Transcribe every line exactly and omit anything that is a picture.
- - - -
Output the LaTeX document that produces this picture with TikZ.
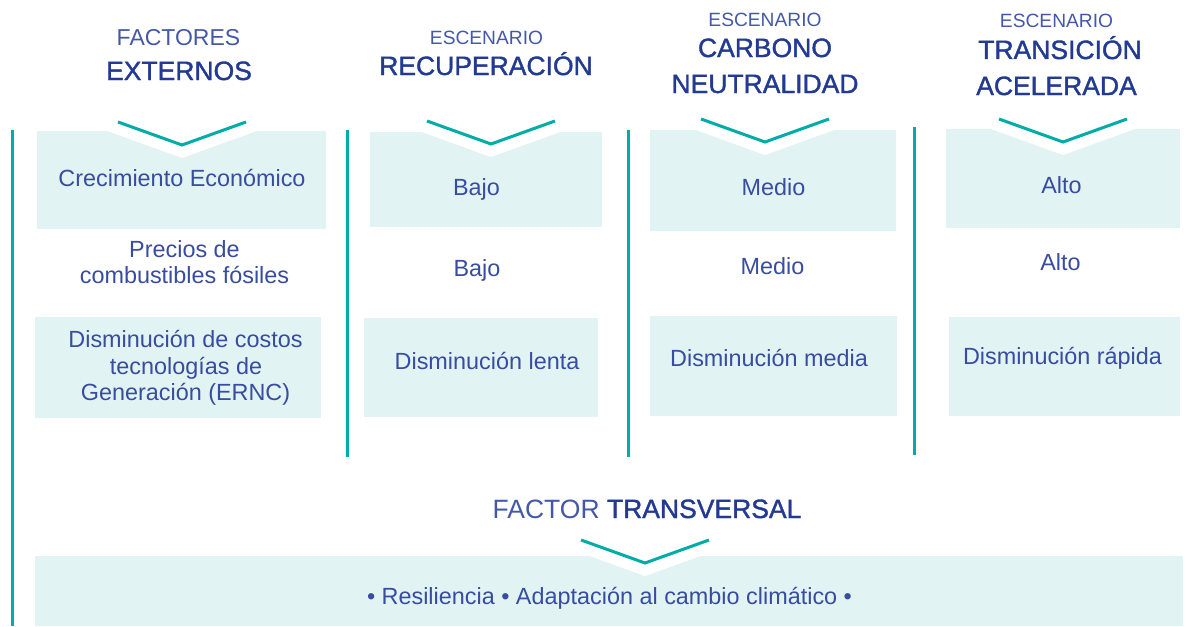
\documentclass[tikz,border=0pt]{standalone}
\usepackage{fontspec}
\setmainfont{Liberation Sans}
\newfontfamily\medfont{Liberation Sans}[FakeBold=1.4]
\definecolor{tealline}{RGB}{0,172,167}
\definecolor{boxbg}{RGB}{225,244,243}
\definecolor{lightblue}{RGB}{68,88,170}
\definecolor{darkblue}{RGB}{34,58,145}
\definecolor{bodyblue}{RGB}{56,76,160}
\begin{document}
\begin{tikzpicture}[
	x=1pt, y=-1pt,
	cell/.style={fill=boxbg},
	notch/.style={fill=white},
	chev/.style={draw=tealline, line width=3pt},
	sep/.style={draw=tealline, line width=3pt},
	body/.style={anchor=base, inner sep=0pt, text=bodyblue,
		font=\fontsize{23.4}{27}\selectfont},
	thin/.style={anchor=base, inner sep=0pt, text=lightblue,
		font=\fontsize{23}{27}\selectfont},
	scen/.style={anchor=base, inner sep=0pt, text=lightblue,
		font=\fontsize{19.2}{22}\selectfont},
	thick/.style={anchor=base, inner sep=0pt, text=darkblue,
		font=\medfont\fontsize{26.5}{30}\selectfont}
]
	\useasboundingbox (0, 0) rectangle (1201, 626);
	% Boxes
	\fill[cell] (37, 131) rectangle (326, 229);
	\fill[cell] (35, 317) rectangle (321, 418);
	\fill[cell] (370, 132) rectangle (602, 227);
	\fill[cell] (364, 318) rectangle (598, 417);
	\fill[cell] (650, 130) rectangle (896, 231);
	\fill[cell] (650, 316) rectangle (897, 416);
	\fill[cell] (946, 129) rectangle (1180, 228);
	\fill[cell] (949, 317) rectangle (1180, 416);
	\fill[cell] (35, 556) rectangle (1183, 626);
	% Chevrons
	\foreach \cx/\ty in {182/145, 491/144, 765/142, 1063/142, 645/563} {
		\fill[notch] (\cx-119, \ty-30) -- (\cx, \ty+13) -- (\cx+119, \ty-30) -- cycle;
		\draw[chev] (\cx-64, \ty-23) -- (\cx, \ty) -- (\cx+64, \ty-23);
	}
	% Separators
	\draw[sep] (12, 130) -- (12, 626);
	\draw[sep] (347, 130) -- (347, 457);
	\draw[sep] (628, 130) -- (628, 457);
	\draw[sep] (914, 127) -- (914, 455);
	% Headings
	\node[thin] (factores) at (178.5, 46) {FACTORES};
	\node[thick] (externos) at (179, 80) {EXTERNOS};
	\node[scen] (esc1) at (486.5, 44.5) {ESCENARIO};
	\node[thick] (recup) at (486, 75) {RECUPERACIÓN};
	\node[scen] (esc2) at (765, 27) {ESCENARIO};
	\node[thick] (carbono) at (765, 57) {CARBONO};
	\node[thick] (neutral) at (765, 93) {NEUTRALIDAD};
	\node[scen] (esc3) at (1056.5, 28) {ESCENARIO};
	\node[thick] (transicion) at (1060, 59) {TRANSICIÓN};
	\node[thick] (acelerada) at (1056.5, 95) {ACELERADA};
	% Factors
	\node[body] (crec) at (182, 186) {Crecimiento Económico};
	\node[body] (precA) at (184.5, 257) {Precios de};
	\node[body] (precB) at (184.5, 283) {combustibles fósiles};
	\node[body] (costA) at (185.5, 347) {Disminución de costos};
	\node[body] (costB) at (186, 374) {tecnologías de};
	\node[body] (costC) at (185.5, 400) {Generación (ERNC)};
	% Recuperacion
	\node[body] (recCrec) at (476.5, 195) {Bajo};
	\node[body] (recPrec) at (477, 276) {Bajo};
	\node[body] (recCost) at (487, 369) {Disminución lenta};
	% Carbono neutralidad
	\node[body] (carCrec) at (773.5, 195) {Medio};
	\node[body] (carPrec) at (772.5, 274) {Medio};
	\node[body] (carCost) at (769, 366) {Disminución media};
	% Transicion acelerada
	\node[body] (traCrec) at (1061.5, 193) {Alto};
	\node[body] (traPrec) at (1060.5, 270) {Alto};
	\node[body] (traCost) at (1062.5, 364) {Disminución rápida};
	% Transversal
	\node[anchor=base, inner sep=0pt, font=\fontsize{26.5}{30}\selectfont] (transv) at (647, 518)
		{\textcolor{lightblue}{FACTOR} \textcolor{darkblue}{\medfont TRANSVERSAL}};
	\node[body] (resil) at (609.5, 604) {• Resiliencia • Adaptación al cambio climático •};
\end{tikzpicture}
\end{document}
- - - -
Exercise output:
Output the LaTeX document that produces this picture with TikZ.
\documentclass[tikz,border=0pt]{standalone}
\usepackage{fontspec}
\setmainfont{Liberation Sans}
\newfontfamily\medfont{Liberation Sans}[FakeBold=1.4]
\definecolor{tealline}{RGB}{0,172,167}
\definecolor{boxbg}{RGB}{225,244,243}
\definecolor{lightblue}{RGB}{68,88,170}
\definecolor{darkblue}{RGB}{34,58,145}
\definecolor{bodyblue}{RGB}{56,76,160}
\begin{document}
\begin{tikzpicture}[
	x=1pt, y=-1pt,
	cell/.style={fill=boxbg},
	notch/.style={fill=white},
	chev/.style={draw=tealline, line width=3pt},
	sep/.style={draw=tealline, line width=3pt},
	body/.style={anchor=base, inner sep=0pt, text=bodyblue,
		font=\fontsize{23.4}{27}\selectfont},
	thin/.style={anchor=base, inner sep=0pt, text=lightblue,
		font=\fontsize{23}{27}\selectfont},
	scen/.style={anchor=base, inner sep=0pt, text=lightblue,
		font=\fontsize{19.2}{22}\selectfont},
	thick/.style={anchor=base, inner sep=0pt, text=darkblue,
		font=\medfont\fontsize{26.5}{30}\selectfont}
]
	\useasboundingbox (0, 0) rectangle (1201, 626);
	% Boxes
	\fill[cell] (37, 131) rectangle (326, 229);
	\fill[cell] (35, 317) rectangle (321, 418);
	\fill[cell] (370, 132) rectangle (602, 227);
	\fill[cell] (364, 318) rectangle (598, 417);
	\fill[cell] (650, 130) rectangle (896, 231);
	\fill[cell] (650, 316) rectangle (897, 416);
	\fill[cell] (946, 129) rectangle (1180, 228);
	\fill[cell] (949, 317) rectangle (1180, 416);
	\fill[cell] (35, 556) rectangle (1183, 626);
	% Chevrons
	\foreach \cx/\ty in {182/145, 491/144, 765/142, 1063/142, 645/563} {
		\fill[notch] (\cx-119, \ty-30) -- (\cx, \ty+13) -- (\cx+119, \ty-30) -- cycle;
		\draw[chev] (\cx-64, \ty-23) -- (\cx, \ty) -- (\cx+64, \ty-23);
	}
	% Separators
	\draw[sep] (12, 130) -- (12, 626);
	\draw[sep] (347, 130) -- (347, 457);
	\draw[sep] (628, 130) -- (628, 457);
	\draw[sep] (914, 127) -- (914, 455);
	% Headings
	\node[thin] (factores) at (178.5, 46) {FACTORES};
	\node[thick] (externos) at (179, 80) {EXTERNOS};
	\node[scen] (esc1) at (486.5, 44.5) {ESCENARIO};
	\node[thick] (recup) at (486, 75) {RECUPERACIÓN};
	\node[scen] (esc2) at (765, 27) {ESCENARIO};
	\node[thick] (carbono) at (765, 57) {CARBONO};
	\node[thick] (neutral) at (765, 93) {NEUTRALIDAD};
	\node[scen] (esc3) at (1056.5, 28) {ESCENARIO};
	\node[thick] (transicion) at (1060, 59) {TRANSICIÓN};
	\node[thick] (acelerada) at (1056.5, 95) {ACELERADA};
	% Factors
	\node[body] (crec) at (182, 186) {Crecimiento Económico};
	\node[body] (precA) at (184.5, 257) {Precios de};
	\node[body] (precB) at (184.5, 283) {combustibles fósiles};
	\node[body] (costA) at (185.5, 347) {Disminución de costos};
	\node[body] (costB) at (186, 374) {tecnologías de};
	\node[body] (costC) at (185.5, 400) {Generación (ERNC)};
	% Recuperacion
	\node[body] (recCrec) at (476.5, 195) {Bajo};
	\node[body] (recPrec) at (477, 276) {Bajo};
	\node[body] (recCost) at (487, 369) {Disminución lenta};
	% Carbono neutralidad
	\node[body] (carCrec) at (773.5, 195) {Medio};
	\node[body] (carPrec) at (772.5, 274) {Medio};
	\node[body] (carCost) at (769, 366) {Disminución media};
	% Transicion acelerada
	\node[body] (traCrec) at (1061.5, 193) {Alto};
	\node[body] (traPrec) at (1060.5, 270) {Alto};
	\node[body] (traCost) at (1062.5, 364) {Disminución rápida};
	% Transversal
	\node[anchor=base, inner sep=0pt, font=\fontsize{26.5}{30}\selectfont] (transv) at (647, 518)
		{\textcolor{lightblue}{FACTOR} \textcolor{darkblue}{\medfont TRANSVERSAL}};
	\node[body] (resil) at (609.5, 604) {• Resiliencia • Adaptación al cambio climático •};
\end{tikzpicture}
\end{document}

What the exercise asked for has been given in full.